Martha Mecartney Receives UCI's Professor of the Year Award

Professor of the Year Martha Mecartney goes out on a limb to liven up the classroom

By Kathy Bold, University Communications

Students usually know right off that Martha Mecartney’s not the type of professor to “fade into the blackboard.” In one memorable dramatization, she had them compress eggs in their hands to demonstrate the resiliency of the shell’s design. When it was over, Mecartney had egg, well, not on her face exactly – but all over the lecture hall.


“It probably wasn’t such a great idea. We ended up with egg on the ceiling. After that, we did the experiment outside,” says Mecartney, professor of chemical engineering and materials science in The Henry Samueli School of Engineering. “You have to do all kinds of crazy things to engage students. You have to be OK with taking risks.”
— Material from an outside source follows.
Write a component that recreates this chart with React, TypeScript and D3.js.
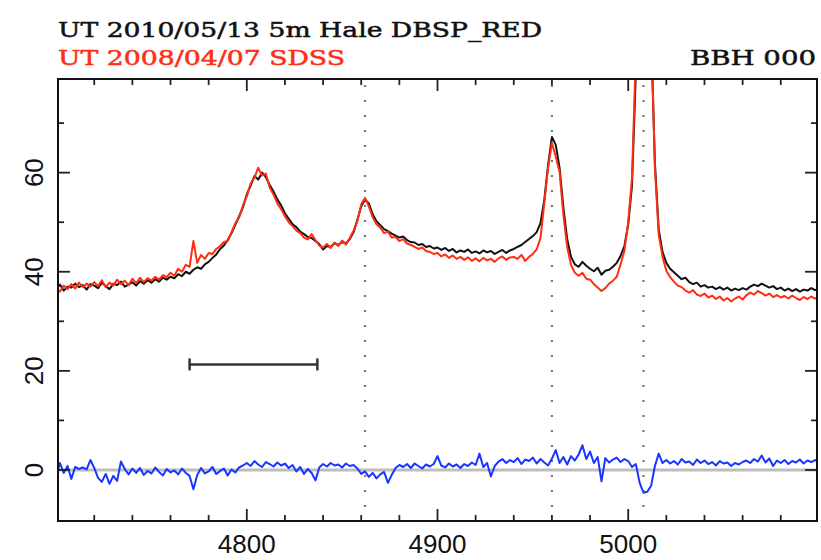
import React from "react";
import * as d3 from "d3";

// Wavelength grid (Angstrom)
const WAVE_START = 4700;
const WAVE_STEP = 2;

// Black: UT 2010/05/13 5m Hale DBSP_RED
const blackFlux: number[] = [
  36.5, 37.4, 36.2, 37.0, 36.8, 37.6, 36.9, 37.3, 36.4, 37.5,
  37.2, 36.7, 37.8, 37.1, 36.5, 37.6, 37.3, 38.0, 37.0, 37.4,
  37.9, 37.2, 38.1, 37.6, 38.3, 37.8, 38.5, 38.0, 38.8, 38.4,
  39.0, 38.7, 39.5, 39.1, 40.0, 39.6, 40.4, 40.9, 40.6, 41.5,
  42.0, 42.8, 43.5, 44.6, 45.3, 46.4, 47.8, 49.5, 51.2, 53.0,
  55.6, 57.4, 59.3, 58.6, 60.0, 59.1, 57.5, 56.2, 54.6, 53.4,
  51.8, 50.7, 49.6, 49.0, 48.1, 47.6, 47.0, 46.8, 46.2, 45.6,
  44.5, 45.2, 45.0, 45.8, 45.4, 46.0, 45.7, 46.6, 48.0, 50.5,
  53.2, 54.6, 53.8, 51.6, 50.2, 49.4, 48.6, 48.2, 47.7, 47.3,
  46.9, 47.1, 46.4, 46.0, 45.9, 45.4, 45.6, 45.0, 45.2, 44.7,
  44.9, 44.4, 44.8, 44.2, 44.6, 43.9, 44.3, 44.0, 44.5, 43.8,
  44.1, 43.7, 44.3, 43.9, 44.2, 43.6, 44.0, 44.4, 43.8, 44.3,
  44.6, 45.0, 45.4, 46.0, 46.6, 47.2, 48.0, 49.8, 54.5, 61.5,
  67.2, 65.6, 61.0, 53.0, 46.6, 43.0, 41.5, 41.0, 42.0, 41.2,
  40.6, 40.1, 40.8, 39.4, 40.2, 40.4, 41.0, 41.8, 43.2, 45.2,
  49.5, 57.5, 80.0, 115, 140, 130, 88, 62.0, 48.5, 44.0,
  41.8, 40.6, 39.9, 39.2, 38.5, 38.8, 37.9, 37.5, 37.8, 37.0,
  37.3, 36.8, 37.0, 36.5, 36.9, 36.4, 36.8, 36.2, 36.6, 36.3,
  36.7, 36.4, 37.0, 37.4, 37.1, 37.6, 37.2, 36.8, 37.1, 36.5,
  36.8, 36.2, 36.6, 36.1, 36.5, 36.0, 36.4, 36.2, 36.7, 36.3,
  36.6,
];

// Red: UT 2008/04/07 SDSS
const redFlux: number[] = [
  36.8, 36.0, 37.2, 36.5, 37.5, 36.6, 37.8, 36.9, 37.6, 37.0,
  37.9, 37.1, 38.3, 36.9, 37.8, 37.2, 38.4, 37.5, 38.2, 37.3,
  38.6, 37.7, 38.8, 37.9, 38.7, 38.2, 39.0, 38.4, 39.3, 38.9,
  39.8, 39.2, 40.6, 40.0, 41.4, 41.0, 46.2, 41.8, 43.4, 42.6,
  43.8, 43.6, 44.6, 45.2, 46.0, 46.2, 48.0, 49.8, 51.0, 53.4,
  55.2, 57.8, 59.0, 61.0, 59.4, 59.8, 57.0, 55.6, 53.8, 52.6,
  51.2, 50.0, 49.2, 48.3, 47.8, 46.9, 46.5, 47.6, 46.4, 45.3,
  44.9, 45.6, 44.8, 45.9, 45.2, 46.3, 45.5, 46.8, 48.3, 50.2,
  53.6, 54.9, 53.2, 51.0, 49.6, 48.9, 47.8, 48.1, 46.9, 47.0,
  46.2, 46.6, 45.7, 45.4, 45.0, 44.6, 44.9, 44.2, 44.0, 43.6,
  43.8, 43.1, 43.5, 42.8, 43.3, 42.6, 43.0, 42.4, 42.9, 42.2,
  42.7, 42.1, 42.8, 42.3, 42.6, 42.0, 42.7, 43.1, 42.4, 42.9,
  43.0, 42.6, 43.4, 42.2, 43.0, 43.6, 44.5, 46.8, 53.8, 61.0,
  66.0, 63.2, 60.2, 51.6, 45.0, 41.4, 39.8, 39.2, 39.8, 38.6,
  38.4, 37.5, 36.8, 36.1, 36.7, 37.6, 38.2, 39.0, 41.5, 44.2,
  50.0, 59.0, 84.0, 120, 145, 132, 90, 61.0, 47.5, 43.0,
  40.2, 38.9, 38.0, 37.2, 36.9, 36.2, 35.8, 36.3, 35.4, 35.1,
  35.6, 34.8, 35.2, 34.5, 35.0, 34.2, 34.7, 34.0, 34.6, 35.0,
  34.4, 35.3, 35.8, 35.4, 36.1, 35.7, 35.2, 35.6, 34.9, 35.3,
  34.8, 35.1, 34.6, 35.2, 34.7, 34.3, 34.9, 34.5, 35.0, 34.6,
  34.8,
];

// Blue: residual
const residFlux: number[] = [
  -1.2, 1.4, -0.6, 0.8, -1.8, 0.6, 0.2, 0.5, 0.1, 2.0,
  0.4, -1.6, -2.4, -0.8, -2.8, -1.2, -2.2, 1.7, 0.2, -0.9,
  0.3, -0.6, 0.4, -1.0, -0.2, -0.7, 0.5, -0.4, -1.1, 0.2,
  -0.5, -0.1, -0.9, 0.3, -0.6, -1.2, -3.9, -1.0, 0.4, -0.7,
  -0.3, 0.6, -0.8, -0.2, 0.3, -1.1, 0.1, -0.5, 0.5, 0.9,
  1.4, 0.8, 1.8, 1.1, 0.6, 1.6, 1.2, 0.7, 1.5, 0.9,
  1.3, 0.4, 1.0, -0.3, 0.6, -0.8, 0.2, -0.6, -2.1, 0.5,
  1.2, 0.7, 1.4, 0.9, 1.1, 0.5, 1.3, 0.8, 1.0, 0.3,
  -0.8, -0.3, -1.4, -0.6, -1.7, -0.9, -0.4, -2.6, -1.0, 0.4,
  1.0, 0.6, 1.2, 0.4, 1.3, 0.8, 0.3, 1.1, 0.7, 1.2,
  2.8, 0.9, 0.5, 1.3, 0.7, 1.1, 0.4, 1.2, 0.8, 1.5,
  1.0, 3.3, 0.6, 1.4, -1.3, 0.8, 1.7, 2.2, 1.4, 2.0,
  1.6, 2.4, 1.2, 2.1, 1.8, 2.5, 1.3, 2.2, 1.5, 0.9,
  2.3, 4.0, 1.4, 2.6, 1.1, 2.8, 1.9, 3.1, 5.0, 2.2,
  3.7, 1.4, 2.6, -2.3, 2.4, 1.5, 2.1, 2.5, 1.6, 2.2,
  1.8, 0.6, 1.2, -2.6, -4.6, -4.4, -3.2, 0.8, 3.3, 1.4,
  2.0, 1.3, 1.8, 1.1, 2.2, 1.5, 1.7, 1.0, 2.1, 1.4,
  1.9, 1.2, 1.6, 0.9, 1.8, 1.3, 1.5, 0.8, 1.4, 1.1,
  1.6, 1.9, 1.4, 2.2, 1.7, 2.9, 1.5, 2.3, 0.8, 1.9,
  1.4, 2.0, 1.2, 1.8, 1.5, 2.1, 1.3, 1.9, 1.6, 2.0,
  1.7,
];

const lineMarkers: number[] = [4862, 4960, 5008];
const xMajorTicks: number[] = [4800, 4900, 5000];
const xMinorTicks: number[] = [4720, 4740, 4760, 4780, 4820, 4840, 4860, 4880, 4920, 4940, 4960, 4980, 5020, 5040, 5060, 5080];
const yMajorTicks: number[] = [0, 20, 40, 60];
const yMinorTicks: number[] = [10, 30, 50, 70];
const errorBar = { x0: 4770, x1: 4837, y: 21.3 };
const titleBlack = "UT 2010/05/13 5m Hale DBSP_RED";
const titleRed = "UT 2008/04/07 SDSS";
const objectName = "BBH 000";

const W = 821;
const H = 560;
const L = 58, R = 817, T = 79, B = 521;

export default function App() {
  const x = d3.scaleLinear().domain([4701, 5099]).range([L, R]);
  const y = d3.scaleLinear().domain([-10.3, 78.9]).range([B, T]);
  const wave = (i: number) => WAVE_START + i * WAVE_STEP;
  const line = d3
    .line<number>()
    .x((_, i) => x(wave(i)))
    .y((d) => y(d));

  const tickFont = "'Liberation Sans', Arial, sans-serif";
  const titleFont = "'DejaVu Serif', 'Liberation Serif', serif";

  return (
    <svg
      width={W}
      height={H}
      viewBox={`0 0 ${W} ${H}`}
      style={{ position: "absolute", left: 0, top: 0, background: "#fff" }}
    >
      <defs>
        <clipPath id="plotclip">
          <rect x={L} y={T} width={R - L} height={B - T} />
        </clipPath>
      </defs>
      <rect x={0} y={0} width={W} height={H} fill="#fff" />

      {/* titles */}
      <text x={58} y={37} fontFamily={titleFont} fontSize={21} fill="#111" stroke="#111" strokeWidth={0.5} textLength={484} lengthAdjust="spacingAndGlyphs">
        {titleBlack}
      </text>
      <text x={58} y={65} fontFamily={titleFont} fontSize={21} fill="#ff2d14" stroke="#ff2d14" strokeWidth={0.5} textLength={287} lengthAdjust="spacingAndGlyphs">
        {titleRed}
      </text>
      <text x={816} y={65} fontFamily={titleFont} fontSize={21} fill="#111" stroke="#111" strokeWidth={0.5} textAnchor="end" textLength={126} lengthAdjust="spacingAndGlyphs">
        {objectName}
      </text>

      <g clipPath="url(#plotclip)">
        {/* dotted rest-frame line markers */}
        {lineMarkers.map((w) => (
          <line key={w} x1={x(w)} x2={x(w)} y1={T} y2={B} stroke="#777" strokeWidth={2.2} strokeDasharray="2 13" strokeDashoffset={-6} />
        ))}
        {/* zero line */}
        <line x1={L} x2={R} y1={y(0)} y2={y(0)} stroke="#bdbdbd" strokeWidth={3} />
        <path d={line(blackFlux) || ""} fill="none" stroke="#111" strokeWidth={2} strokeLinejoin="round" />
        <path d={line(redFlux) || ""} fill="none" stroke="#ff2d14" strokeWidth={2} strokeLinejoin="round" />
        <path d={line(residFlux) || ""} fill="none" stroke="#1836ff" strokeWidth={2} strokeLinejoin="round" />
        {/* error bar */}
        <line x1={x(errorBar.x0)} x2={x(errorBar.x1)} y1={y(errorBar.y)} y2={y(errorBar.y)} stroke="#333" strokeWidth={2.5} />
        <line x1={x(errorBar.x0)} x2={x(errorBar.x0)} y1={y(errorBar.y) - 6} y2={y(errorBar.y) + 6} stroke="#333" strokeWidth={2.5} />
        <line x1={x(errorBar.x1)} x2={x(errorBar.x1)} y1={y(errorBar.y) - 6} y2={y(errorBar.y) + 6} stroke="#333" strokeWidth={2.5} />
      </g>

      {/* ticks */}
      <g stroke="#222" strokeWidth={1.8}>
        {xMajorTicks.map((t) => (
          <g key={"xM" + t}>
            <line x1={x(t)} x2={x(t)} y1={B} y2={B - 12} />
            <line x1={x(t)} x2={x(t)} y1={T} y2={T + 12} />
          </g>
        ))}
        {xMinorTicks.map((t) => (
          <g key={"xm" + t}>
            <line x1={x(t)} x2={x(t)} y1={B} y2={B - 6} />
            <line x1={x(t)} x2={x(t)} y1={T} y2={T + 6} />
          </g>
        ))}
        {yMajorTicks.map((t) => (
          <g key={"yM" + t}>
            <line x1={L} x2={L + 12} y1={y(t)} y2={y(t)} />
            <line x1={R} x2={R - 12} y1={y(t)} y2={y(t)} />
          </g>
        ))}
        {yMinorTicks.map((t) => (
          <g key={"ym" + t}>
            <line x1={L} x2={L + 6} y1={y(t)} y2={y(t)} />
            <line x1={R} x2={R - 6} y1={y(t)} y2={y(t)} />
          </g>
        ))}
      </g>

      {/* frame */}
      <rect x={L} y={T} width={R - L} height={B - T} fill="none" stroke="#111" strokeWidth={2} />

      {/* tick labels */}
      {xMajorTicks.map((t) => (
        <text key={"xl" + t} x={x(t)} y={553} textAnchor="middle" fontFamily={tickFont} fontSize={26} fill="#111">
          {t}
        </text>
      ))}
      {yMajorTicks.map((t) => (
        <text
          key={"yl" + t}
          transform={`translate(43,${y(t)}) rotate(-90)`}
          textAnchor="middle"
          fontFamily={tickFont}
          fontSize={26}
          fill="#111"
        >
          {t}
        </text>
      ))}
    </svg>
  );
}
Her risk-taking has paid off. Mecartney was honored Wednesday, May 24, as Professor of the Year at UCI’s 13th Annual Celebration of Teaching. Sponsored by the Division of Undergraduate Education and Senate Council on Student Experience, the celebration recognizes individuals for excellence in undergraduate teaching.

Mecartney is fearless in the face of 200 students – and will perform all kinds of theatrics if it means helping them understand, say, the molecular properties of plastic. In a large class, she knows not everyone will appreciate her antics.

“You have to face failure. You have to have a thick skin,” she says. “It makes it more interesting to teach that way.”

In another vote of confidence in her theatrical style, Mecartney was elected chair of the Academic Senate for 2006-07. She’ll lead approximately 1,400 faculty members in the shared governance of the university, determining academic policy, setting conditions for admission, advising administration on budgets and voicing members’ views on other issues. Hard to say what she’ll do when conducting the serious senate business, but one thing’s certain: It won’t be dull.

It’s Mecartney, after all, who has entertained her class by climbing a ladder and dropping assorted objects, including a metal can, a plastic ball, even a ceramic light bulb, to get students thinking about what’s happening to the materials at the atomic level. “Their eyes get really big when I drop the light bulb,” she says.


Even if she doesn’t please all of the students all of the time, she’s rewarded whenever she sees students get excited about understanding a concept.


“One student came up to me at the end of class and said, ‘Wow, I was really fascinated by that.’ That makes it all worthwhile."